II IDENTITY OF SIKHS, JAINS AND BUDDHISTS AS SEPARATE RELIGION
The Constitution of India under its Article 25(2)(a) empowers the State to regulate or restrict any political, economic, financial or other secular activity which may be associated with religious practice. Its Article 25(2)(b) empowers the State to make any law “providing for social welfare and reform or the throwing open of Hindu religious institutions of a public character to all classes and sections of Hindus”. Explanation I to Article 25(2)(b) says that the wearing and carrying of kirpans shall be deemed to be included in the profession of the Sikh religion. Explanation II of it says that in sub-clause (b) of clause (2) of Article 25, the reference to Hindus shall be construed as including a reference to persons professing the Sikh, Jain or Buddhist religion, and the reference to Hindu religious institutions shall be construed accordingly.
The use of the word “Hindus” in Article 25(2)(b) and the words “Sikh, Jain and Buddhist” in Explanation II have given birth to the controversy whether the latter are followers of religions other than the Hindu religion or that they are merely sects or sectional faiths which are a part of the larger Hindu religion?
It is to be noted that Article 25(1) deals with “religion”. The “Hindu religious institutions” referred to in sub-clause (b) of clause (2) must, therefore, be confined to the “Hindu religion”. This would necessarily mean that “Hindu religious institutions” would not cover the institutions of religions other than the Hindu religion. In Explanation II, the reference to “persons professing the Sikh, Jain or Buddhist religion” meant that persons following these religions were not legally persons following the Hindu religion. They would not have come within the coverage of Article 25(2)(b) but for Explanation II. The object of Explanation II, therefore, was “to widen the concept that Hindu religious institutions were broad-based and Sikhism, Jainism and Buddhism although separate religions could enjoy the right of temple entry”. This object would not have been achieved if Explanation II had not been enacted. In other words, because of Sikhism, Jainism or Buddhism being separate religions, they could not have been included among the Hindus in Article 25(2)(b) and, therefore, it was absolutely necessary to enact Explanation II to give the followers of Sikh, Jain and Buddhist religions the benefit of Article 25(2)(b) even though they belonged to religions other than Hinduism and their religious institutions would not be included in “Hindu religious institutions” but for Explanation II.

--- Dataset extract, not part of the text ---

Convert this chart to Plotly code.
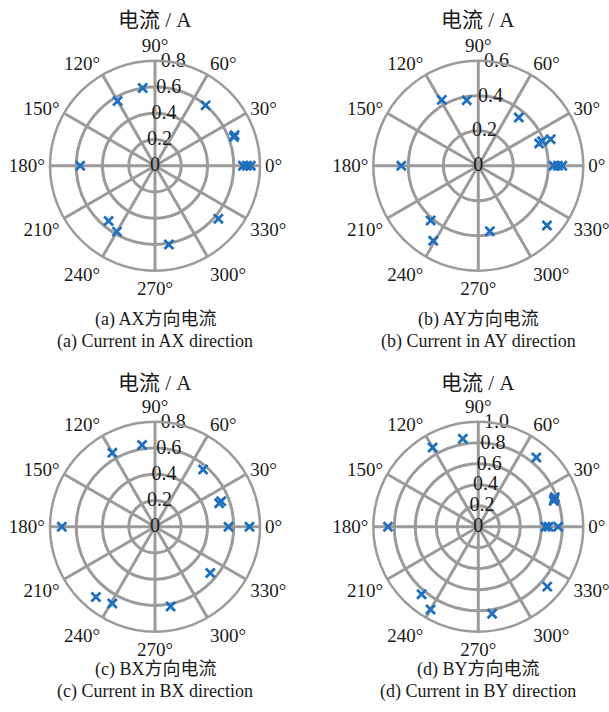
import plotly.graph_objects as go

# ---------------- data ----------------
theta_ax = [99, 120, 50, 20, 21, 0, 0, 0, 180, 230, 240, 280, 320]
r_ax = [0.60, 0.57, 0.60, 0.64, 0.65, 0.67, 0.70, 0.73, 0.57, 0.55, 0.58, 0.61, 0.63]

theta_ay = [100, 119, 50, 20, 21, 20, 0, 0, 0, 180, 229, 239, 280, 319]
r_ay = [0.38, 0.43, 0.36, 0.37, 0.39, 0.44, 0.43, 0.455, 0.48, 0.44, 0.415, 0.50, 0.38, 0.52]

theta_bx = [99, 120, 50, 20, 21, 0, 0, 180, 230, 241, 281, 320]
r_bx = [0.63, 0.65, 0.57, 0.52, 0.54, 0.56, 0.72, 0.71, 0.70, 0.67, 0.62, 0.55]

theta_by = [100, 120, 50, 19, 20, 21, 0, 0, 0, 180, 230, 240, 279, 319]
r_by = [0.85, 0.87, 0.86, 0.76, 0.77, 0.78, 0.64, 0.67, 0.76, 0.86, 0.84, 0.91, 0.84, 0.87]

rmax = [0.8, 0.6, 0.8, 1.0]
rticks = [
    [0, 0.2, 0.4, 0.6, 0.8],
    [0, 0.2, 0.4, 0.6],
    [0, 0.2, 0.4, 0.6, 0.8],
    [0, 0.2, 0.4, 0.6, 0.8, 1.0],
]
rticklabels = [
    ["0", "0.2", "0.4", "0.6", "0.8"],
    ["0", "0.2", "0.4", "0.6"],
    ["0", "0.2", "0.4", "0.6", "0.8"],
    ["0", "0.2", "0.4", "0.6", "0.8", "1.0"],
]
angle_vals = list(range(0, 360, 30))
angle_labels = [f"{a}°" for a in angle_vals]

titles = ["电流 / A"] * 4
captions_cn = ["(a) AX方向电流", "(b) AY方向电流", "(c) BX方向电流", "(d) BY方向电流"]
captions_en = ["(a) Current in AX direction", "(b) Current in AY direction",
               "(c) Current in BX direction", "(d) Current in BY direction"]

# ---------------- style / layout ----------------
W, H = 609, 712
FONT = "Liberation Serif, Times New Roman, Noto Sans CJK SC, serif"
GRID = "#9b9b9b"
BLUE = "#1f6fbf"
TXT = "#1a1a1a"
R_PX = 105
centers = [(155, 165.7), (478.3, 165.7), (155, 526.7), (478.3, 526.7)]
title_y = [20, 20, 382.5, 382.5]
cap1_y = [319, 319, 669, 669]
cap2_y = [341, 341, 691, 691]

fig = go.Figure()
data = [(theta_ax, r_ax), (theta_ay, r_ay), (theta_bx, r_bx), (theta_by, r_by)]

for i, (th, rr) in enumerate(data):
    pname = "polar" if i == 0 else f"polar{i+1}"
    fig.add_trace(go.Scatterpolar(
        r=rr, theta=th, mode="markers", subplot=pname,
        marker=dict(symbol="x-thin", size=9, line=dict(color=BLUE, width=2.8), color=BLUE),
        showlegend=False, hoverinfo="skip", cliponaxis=False,
    ))
    fig.add_trace(go.Scatterpolar(
        r=rticks[i], theta=[80] * len(rticks[i]), mode="text", subplot=pname,
        text=rticklabels[i], textposition="middle center",
        textfont=dict(family=FONT, size=20, color=TXT),
        showlegend=False, hoverinfo="skip", cliponaxis=False,
    ))
    cx, cy = centers[i]
    dom = dict(
        x=[(cx - R_PX) / W, (cx + R_PX) / W],
        y=[1 - (cy + R_PX) / H, 1 - (cy - R_PX) / H],
    )
    fig.update_layout(**{pname: dict(
        domain=dom,
        bgcolor="white",
        radialaxis=dict(
            range=[0, rmax[i]], tickvals=rticks[i], showticklabels=False,
            showline=False, ticks="", gridcolor=GRID, gridwidth=2.5, angle=90,
        ),
        angularaxis=dict(
            rotation=0, direction="counterclockwise", tickmode="array",
            tickvals=angle_vals, ticktext=angle_labels, ticks="",
            showline=True, linecolor=GRID, linewidth=2.5,
            gridcolor=GRID, gridwidth=2.5,
            tickfont=dict(family=FONT, size=19, color=TXT),
        ),
    )})
    # title and captions
    fig.add_annotation(x=cx / W, y=1 - title_y[i] / H, xref="paper", yref="paper",
                       text=titles[i], showarrow=False, xanchor="center", yanchor="middle",
                       font=dict(family=FONT, size=21, color=TXT))
    fig.add_annotation(x=cx / W, y=1 - cap1_y[i] / H, xref="paper", yref="paper",
                       text=captions_cn[i], showarrow=False, xanchor="center", yanchor="middle",
                       font=dict(family=FONT, size=18, color=TXT))
    fig.add_annotation(x=cx / W, y=1 - cap2_y[i] / H, xref="paper", yref="paper",
                       text=captions_en[i], showarrow=False, xanchor="center", yanchor="middle",
                       font=dict(family=FONT, size=18, color=TXT))

fig.update_layout(
    width=W, height=H, margin=dict(l=0, r=0, t=0, b=0),
    paper_bgcolor="white", plot_bgcolor="white",
    font=dict(family=FONT, size=18, color=TXT),
)

fig.write_html("out.html")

The Constitution Review Committee headed by Justice Venkata Chaliah recommended deletion of Explanation II to Article 25 so that the benefit of social welfare and reforms be provided to all classes and sections of these religions. In para 3.23.2 it states that after omitting Explanation II to Article 25, the sub-clause (b) of clause (2) of that Article should be reworded to read as follows:16
“(b) providing for social welfare or reform or the throwing open of Hindu, Sikh, Jain or Buddhist religious institutions of a public character to all classes and sections of these religions”.
Thus, in view of the Constitution Review Committee also Jain is a separate religion and not a part of Hinduism.
Again, one may argue that the followers of Sikhism, Jainism and Buddhism religions historically and culturally came out of Hindu religion and that the Hindu personal law applies to them, therefore, they are Hindus. As discussed above, it is clear that Article 25 recognized two different context in which the Sikhs, Jains and Buddhists could be treated as Hindus. This dichotomy of the Constitution in Article 25 was also maintained by Parliament in the enactment of the four statutes of the Hindu personal laws, namely, the Hindu Marriage Act, 1955; the Hindu Succession Act, 1956; the Hindu Minority and Guardianship Act, 1956; and the Hindu Adoptions and the Maintenance Act, 1956. Parliament enacted one section in each of these four statutes to maintain the dichotomy between those who are Hindus by religion and those who are Sikhs, Buddhists or Jains by religion even though the legislation would apply to all of them as the Hindu personal law used to apply to them before the enactment of these statutes. In enacting these four statutes the legislature expressly recognized that Sikhism, Buddhism and Jainism were religions separate from Hinduism.
In sub-section (1) of Section 2 of the Hindu Marriage Act, 1955 it is stated that this Act applies: (a) to any person who is a Hindu by religion in any of its forms or developments, including a Virashaiva, a Lingayat or a follower of the Brahmo, Prathana or Arya Samaj; and (b) to any person who is a Buddhist, Jain or Sikh by religion. The legislature, in Section 2, instead of stating as above, could have simply said that the legislation applied to Hindus, Sikhs, Buddhists and Jains. Hence, as religion, the identity of Sikhism, Jainism and Buddhism have been recognized as that of separate religions.
The Indian Succession Act, 1925 has also recognized Jain as a separate religion. In its Section 20 it is provided that one cannot become capable simply by marriage to get benefit in the property of another partner of marriage and cannot become incapable of disposing of his or her property simply by that marriage. The above provision is a law relating to succession in which its sub-section (2)(b) reflects that the above provision would not apply to Hindu, Muhammadan, Buddhist, Sikh and Jain.